- [TASK OBJECTIVE]: Scan the lines below for the word "file". Copy each line you find it in.
---------------
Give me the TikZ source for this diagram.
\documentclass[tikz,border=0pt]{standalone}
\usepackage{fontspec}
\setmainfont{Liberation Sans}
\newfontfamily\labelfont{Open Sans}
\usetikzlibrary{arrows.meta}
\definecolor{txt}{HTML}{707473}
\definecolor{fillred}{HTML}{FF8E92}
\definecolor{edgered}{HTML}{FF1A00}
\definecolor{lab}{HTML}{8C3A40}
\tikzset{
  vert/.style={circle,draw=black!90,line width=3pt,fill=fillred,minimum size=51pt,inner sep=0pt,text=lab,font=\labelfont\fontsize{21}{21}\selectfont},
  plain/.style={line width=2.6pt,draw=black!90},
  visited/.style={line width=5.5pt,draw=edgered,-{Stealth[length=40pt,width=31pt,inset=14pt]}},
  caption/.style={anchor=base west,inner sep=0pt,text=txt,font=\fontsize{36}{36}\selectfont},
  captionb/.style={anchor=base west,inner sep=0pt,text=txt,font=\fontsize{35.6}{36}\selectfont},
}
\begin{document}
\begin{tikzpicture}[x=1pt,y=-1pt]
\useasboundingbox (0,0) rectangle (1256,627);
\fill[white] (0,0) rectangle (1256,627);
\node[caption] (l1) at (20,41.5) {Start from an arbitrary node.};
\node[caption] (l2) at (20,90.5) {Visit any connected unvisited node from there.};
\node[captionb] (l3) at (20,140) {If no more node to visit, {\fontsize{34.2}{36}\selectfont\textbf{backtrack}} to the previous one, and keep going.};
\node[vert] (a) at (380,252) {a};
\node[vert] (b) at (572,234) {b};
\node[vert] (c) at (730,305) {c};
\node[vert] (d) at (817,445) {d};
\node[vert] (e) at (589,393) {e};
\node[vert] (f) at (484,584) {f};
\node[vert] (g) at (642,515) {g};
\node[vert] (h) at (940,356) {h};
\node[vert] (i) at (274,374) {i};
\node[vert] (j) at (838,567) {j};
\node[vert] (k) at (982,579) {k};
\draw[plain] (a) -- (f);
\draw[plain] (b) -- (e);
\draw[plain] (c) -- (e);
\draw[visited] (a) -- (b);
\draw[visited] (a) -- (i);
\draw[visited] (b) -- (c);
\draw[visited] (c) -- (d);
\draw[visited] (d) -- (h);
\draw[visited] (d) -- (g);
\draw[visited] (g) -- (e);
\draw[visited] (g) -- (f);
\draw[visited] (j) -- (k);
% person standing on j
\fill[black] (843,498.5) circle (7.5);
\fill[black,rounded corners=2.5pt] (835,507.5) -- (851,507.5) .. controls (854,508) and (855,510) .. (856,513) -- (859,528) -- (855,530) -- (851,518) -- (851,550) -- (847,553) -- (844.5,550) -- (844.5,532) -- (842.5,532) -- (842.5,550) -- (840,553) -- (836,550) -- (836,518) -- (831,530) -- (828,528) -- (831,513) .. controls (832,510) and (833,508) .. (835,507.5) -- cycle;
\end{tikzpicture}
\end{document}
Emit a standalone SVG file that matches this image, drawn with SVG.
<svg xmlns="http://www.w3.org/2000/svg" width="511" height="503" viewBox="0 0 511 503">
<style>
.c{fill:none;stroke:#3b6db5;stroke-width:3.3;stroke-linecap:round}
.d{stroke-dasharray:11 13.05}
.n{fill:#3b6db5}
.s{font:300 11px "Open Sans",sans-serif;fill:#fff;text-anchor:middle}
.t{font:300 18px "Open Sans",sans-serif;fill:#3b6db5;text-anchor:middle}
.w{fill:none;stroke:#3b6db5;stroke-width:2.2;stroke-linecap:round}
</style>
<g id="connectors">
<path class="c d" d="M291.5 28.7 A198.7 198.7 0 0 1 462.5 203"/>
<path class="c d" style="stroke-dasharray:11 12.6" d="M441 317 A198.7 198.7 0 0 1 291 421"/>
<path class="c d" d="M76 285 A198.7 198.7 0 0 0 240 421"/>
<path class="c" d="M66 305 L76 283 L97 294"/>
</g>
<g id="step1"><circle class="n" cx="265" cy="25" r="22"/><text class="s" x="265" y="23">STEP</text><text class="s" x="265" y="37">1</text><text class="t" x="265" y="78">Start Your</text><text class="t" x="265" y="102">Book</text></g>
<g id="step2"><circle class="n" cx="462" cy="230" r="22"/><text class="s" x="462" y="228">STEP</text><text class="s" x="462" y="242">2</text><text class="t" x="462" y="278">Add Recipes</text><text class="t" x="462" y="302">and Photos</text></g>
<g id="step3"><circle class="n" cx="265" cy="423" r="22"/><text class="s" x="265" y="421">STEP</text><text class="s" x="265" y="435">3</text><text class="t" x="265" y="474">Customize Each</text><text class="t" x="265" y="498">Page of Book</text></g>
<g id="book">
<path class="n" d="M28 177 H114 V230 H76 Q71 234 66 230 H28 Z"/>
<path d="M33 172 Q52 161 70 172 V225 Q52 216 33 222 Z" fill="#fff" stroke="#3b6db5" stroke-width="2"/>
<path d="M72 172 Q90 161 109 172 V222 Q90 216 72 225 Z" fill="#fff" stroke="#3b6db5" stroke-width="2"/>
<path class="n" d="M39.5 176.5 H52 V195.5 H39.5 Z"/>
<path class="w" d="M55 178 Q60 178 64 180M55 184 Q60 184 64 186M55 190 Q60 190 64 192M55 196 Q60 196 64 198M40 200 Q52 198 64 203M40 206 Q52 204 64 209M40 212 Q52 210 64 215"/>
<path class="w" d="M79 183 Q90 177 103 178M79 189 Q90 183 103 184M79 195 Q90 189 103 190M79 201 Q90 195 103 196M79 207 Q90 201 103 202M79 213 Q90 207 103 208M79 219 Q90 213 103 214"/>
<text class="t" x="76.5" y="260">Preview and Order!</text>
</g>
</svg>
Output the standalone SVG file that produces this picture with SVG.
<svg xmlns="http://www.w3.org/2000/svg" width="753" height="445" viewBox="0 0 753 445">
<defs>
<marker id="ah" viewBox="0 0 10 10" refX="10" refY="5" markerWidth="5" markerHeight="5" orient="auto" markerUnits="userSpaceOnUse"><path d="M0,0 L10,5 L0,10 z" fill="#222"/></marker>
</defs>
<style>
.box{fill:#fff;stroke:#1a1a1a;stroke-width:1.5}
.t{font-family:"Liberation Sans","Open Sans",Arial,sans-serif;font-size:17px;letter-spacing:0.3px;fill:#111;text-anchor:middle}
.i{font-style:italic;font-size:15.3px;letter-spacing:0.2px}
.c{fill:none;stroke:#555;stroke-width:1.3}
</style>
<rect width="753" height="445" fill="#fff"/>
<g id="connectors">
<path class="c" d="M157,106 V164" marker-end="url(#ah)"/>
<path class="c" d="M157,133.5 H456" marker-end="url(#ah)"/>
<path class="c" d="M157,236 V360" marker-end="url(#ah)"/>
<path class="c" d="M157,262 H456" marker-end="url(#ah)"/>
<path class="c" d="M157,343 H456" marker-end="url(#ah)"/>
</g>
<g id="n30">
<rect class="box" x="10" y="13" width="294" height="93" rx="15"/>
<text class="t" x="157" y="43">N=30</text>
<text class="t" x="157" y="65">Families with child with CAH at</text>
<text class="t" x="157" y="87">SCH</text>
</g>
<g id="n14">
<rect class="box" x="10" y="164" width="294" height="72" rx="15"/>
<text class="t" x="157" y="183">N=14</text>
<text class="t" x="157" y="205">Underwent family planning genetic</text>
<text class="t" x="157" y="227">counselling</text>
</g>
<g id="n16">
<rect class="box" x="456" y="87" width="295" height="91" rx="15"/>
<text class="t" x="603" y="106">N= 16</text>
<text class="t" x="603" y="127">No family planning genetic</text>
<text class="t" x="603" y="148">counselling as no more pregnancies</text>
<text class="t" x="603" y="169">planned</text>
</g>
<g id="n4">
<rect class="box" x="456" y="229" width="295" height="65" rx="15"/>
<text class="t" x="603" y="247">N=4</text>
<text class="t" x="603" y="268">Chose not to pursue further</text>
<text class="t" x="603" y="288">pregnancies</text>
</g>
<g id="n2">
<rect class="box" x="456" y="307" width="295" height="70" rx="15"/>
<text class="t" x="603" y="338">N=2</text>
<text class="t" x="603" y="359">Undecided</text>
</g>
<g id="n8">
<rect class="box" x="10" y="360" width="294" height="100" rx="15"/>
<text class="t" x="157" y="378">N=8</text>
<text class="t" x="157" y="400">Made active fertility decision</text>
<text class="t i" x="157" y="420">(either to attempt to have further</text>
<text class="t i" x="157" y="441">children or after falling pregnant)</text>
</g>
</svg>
---------------
- [FULL ANSWER]:
Emit a standalone SVG file that matches this image, drawn with SVG.
Output the standalone SVG file that produces this picture with SVG.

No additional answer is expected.